Soon after the announcement was made, the company hired a new managing director in Geordie Mark, the former head of mining research at Haywood Securities, a Vancouver-based investment firm.
Weeks later, in late October, Vital Metals unveiled what it called a “cornerstone investment” from a Singaporean subsidiary of Chinese REE company Shenghe Resource Holdings. The investment “will allow the company to establish a new leadership team, and to progress development of the large-scale Tardiff deposit,” stated the news release announcing the deal.
The homepage of Vital Metals’ website claims that the company aims to “become the lowest cost producer of mixed rare earth oxide outside of China,” yet a Chinese firm will now share in any success the NWT project has.
While Crookes did not respond to multiple requests for an interview, Hoefer noted that Shenghe likely doesn’t have enough ownership in the company to have controlling interest, but called Vital Metals’ decision to get involved with a Chinese firm “a head-scratcher.”
“If you research the critical mineral strategies of places like the United States and Canada, one of the reasons for having the strategy is also because China is dominating the scene with critical minerals,” he said. “There’s a concern because critical minerals are also used in defense and other strategic things. There’s concern over monopolization of critical minerals out of China.”
No matter how Vital Metals’ future unfolds, Hoefer believes prospects for the critical mineral industry in the territory are bright, and contends that the company has helped show the industry’s potential.
“Certainly the world has a strong demand for rare earths as with all of these critical minerals,” he said. “That’s why these minerals are called critical.
“[Vital Metals] mined the smaller deposit [at Nechalacho] so that they could do proof of concept that they could establish a supply chain of rare earth elements from Canada all the way through to final product, and they did that,” he added.
“I think it’s a tremendous stride that they proved that that could happen with stuff from the Northwest Territories.”

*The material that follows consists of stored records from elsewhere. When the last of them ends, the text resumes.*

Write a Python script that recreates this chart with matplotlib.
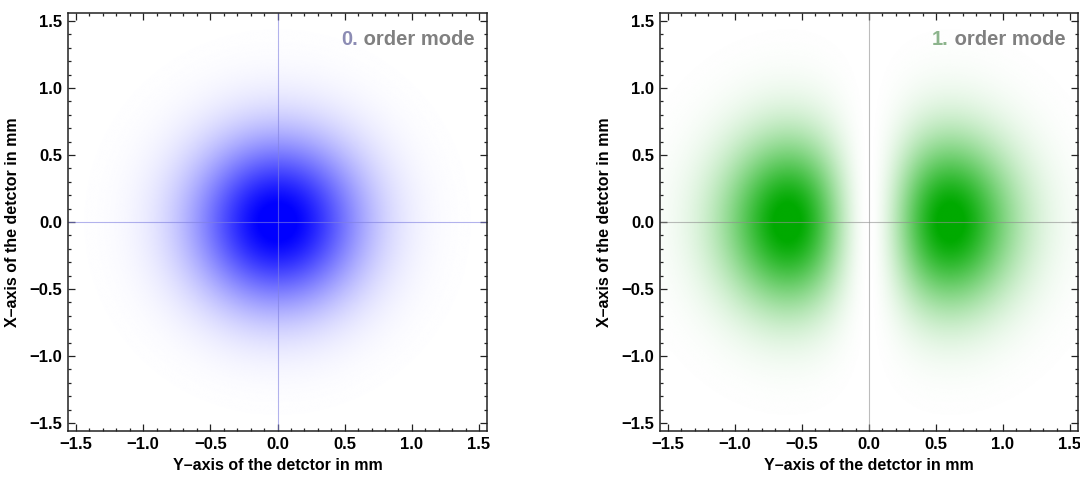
import numpy as np
import matplotlib.pyplot as plt
from matplotlib.colors import LinearSegmentedColormap
from matplotlib.ticker import MultipleLocator

plt.rcParams['font.family'] = ['Liberation Sans', 'DejaVu Sans']
plt.rcParams['font.weight'] = 'bold'

# beam parameters (mm)
waist = 0.86
extent_mm = 1.56
mode_titles = ['0.', '1.']
mode_numbers = [0, 1]
peak_colors = ['#0000ff', '#00aa00']
number_colors = ['#8c8cb4', '#8cb48c']
zero_line_colors = ['#8080e0', '#909090']
x_label = 'Y\u2013axis of the detctor in mm'
y_label = 'X\u2013axis of the detctor in mm'


def mode_intensity(n, x, y):
    # Hermite-Gauss TEM_n0 intensity, normalised to 1
    g = np.exp(-2 * (x**2 + y**2) / waist**2)
    if n == 0:
        I = g
    else:
        I = (x / waist)**2 * g
    return I / I.max()


grid = np.linspace(-extent_mm, extent_mm, 600)
X, Y = np.meshgrid(grid, grid)

fig = plt.figure(figsize=(10.8, 4.79), dpi=100)
positions = [[68 / 1080, 48 / 479, 419 / 1080, 418 / 479],
             [660 / 1080, 48 / 479, 418 / 1080, 418 / 479]]

for i, n in enumerate(mode_numbers):
    ax = fig.add_axes(positions[i])
    cmap = LinearSegmentedColormap.from_list('m%d' % n, ['#ffffff', peak_colors[i]])
    I = mode_intensity(n, X, Y)
    ax.imshow(I, cmap=cmap, vmin=0, vmax=0.95, origin='lower',
              extent=[-extent_mm, extent_mm, -extent_mm, extent_mm],
              interpolation='bilinear', aspect='auto')
    ax.axhline(0, color=zero_line_colors[i], lw=0.8, alpha=0.6)
    ax.axvline(0, color=zero_line_colors[i], lw=0.8, alpha=0.6)
    ax.set_xlim(-extent_mm, extent_mm)
    ax.set_ylim(-extent_mm, extent_mm)

    ax.xaxis.set_major_locator(MultipleLocator(0.5))
    ax.yaxis.set_major_locator(MultipleLocator(0.5))
    ax.xaxis.set_minor_locator(MultipleLocator(0.1))
    ax.yaxis.set_minor_locator(MultipleLocator(0.1))
    ax.xaxis.set_major_formatter(lambda v, p: ('%.1f' % v).replace('-', '\u2212'))
    ax.yaxis.set_major_formatter(lambda v, p: ('%.1f' % v).replace('-', '\u2212'))
    ax.tick_params(which='both', direction='in', top=True, right=True,
                   labelsize=12, width=0.9, color='#222222', pad=4)
    ax.tick_params(which='major', length=5)
    ax.tick_params(which='minor', length=2.5)
    for lab in ax.get_xticklabels() + ax.get_yticklabels():
        lab.set_fontweight('bold')
    for s in ax.spines.values():
        s.set_linewidth(1.1)
        s.set_color('#222222')

    ax.set_xlabel(x_label, fontsize=11.5, fontweight='bold', labelpad=5)
    ax.set_ylabel(y_label, fontsize=11.5, fontweight='bold', labelpad=7)

    # title in the top-right corner: number coloured, rest grey
    t = ax.text(0.97, 0.96, ' order mode', transform=ax.transAxes,
                ha='right', va='top', fontsize=14.5, fontweight='bold',
                color='#808080')
    fig.canvas.draw()
    bb = t.get_window_extent().transformed(ax.transAxes.inverted())
    ax.text(bb.x0, 0.96, mode_titles[i], transform=ax.transAxes,
            ha='right', va='top', fontsize=14.5, fontweight='bold',
            color=number_colors[i])

fig.savefig('out.png', dpi=100)
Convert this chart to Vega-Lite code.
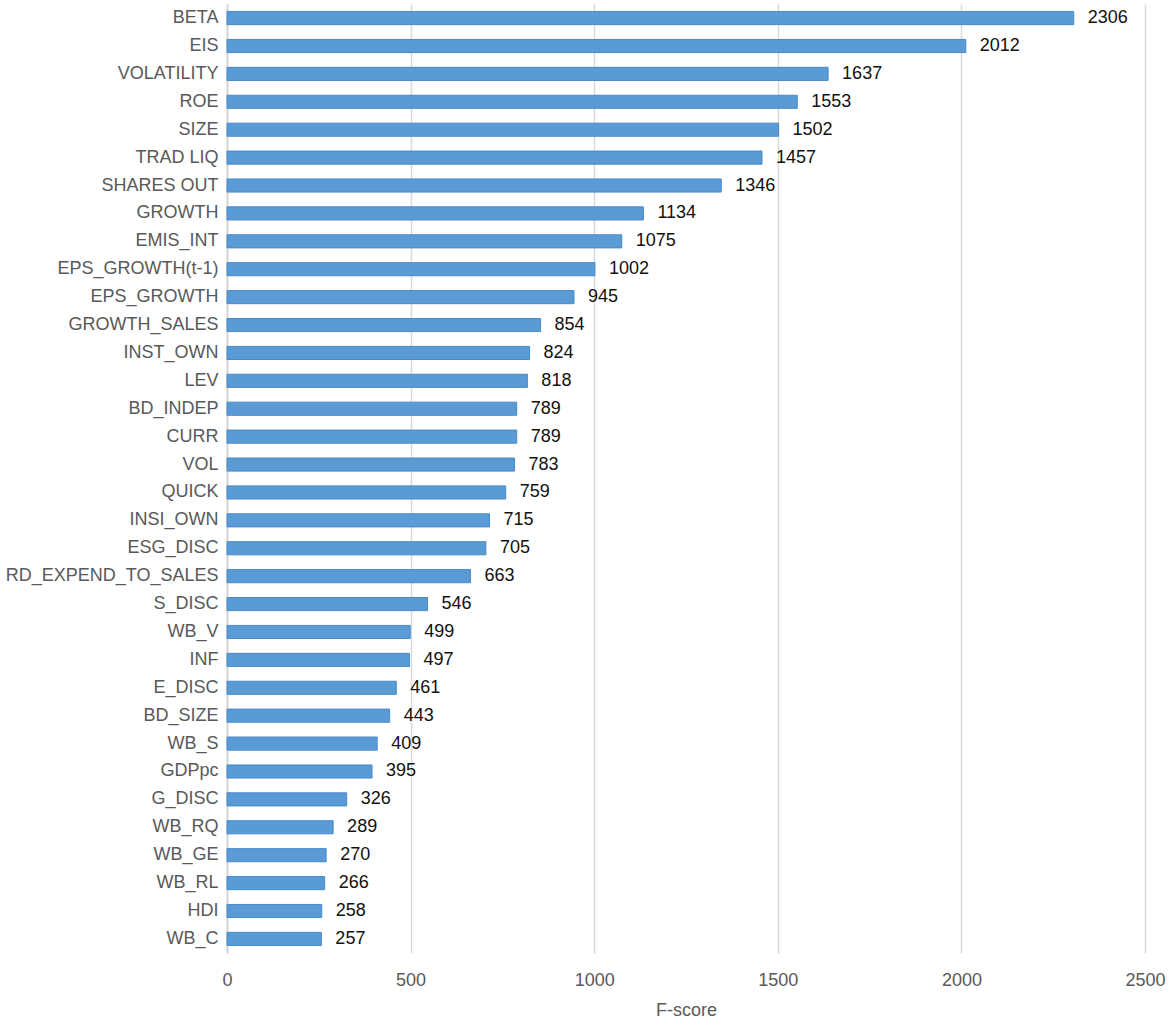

The NWT’s critical minerals industry could become all the more critical in the coming years, with the territory’s three remaining diamond mines all nearing closure. The critical minerals industry won’t replace the diamond mines, but it can help fill the void – provided that the government can entice companies to start digging, Hoefer said.
“The Northwest Territories, and Nunavut for that matter, are hugely attractive from a geological potential,” he said. “Where they suffer is from things like lack of infrastructure, or overly complex regulatory systems, or their geography, which increases the costs. That’s where governments need to start realizing that, yes, we’ve got great potential, but to unlock that potential, we’re going to have to roll up our sleeves and do something about it.
“I think sometimes people think that the reason we have mines is because the mines have come and decided to do what they want to do, but the reality is it’s governments that have a responsibility.”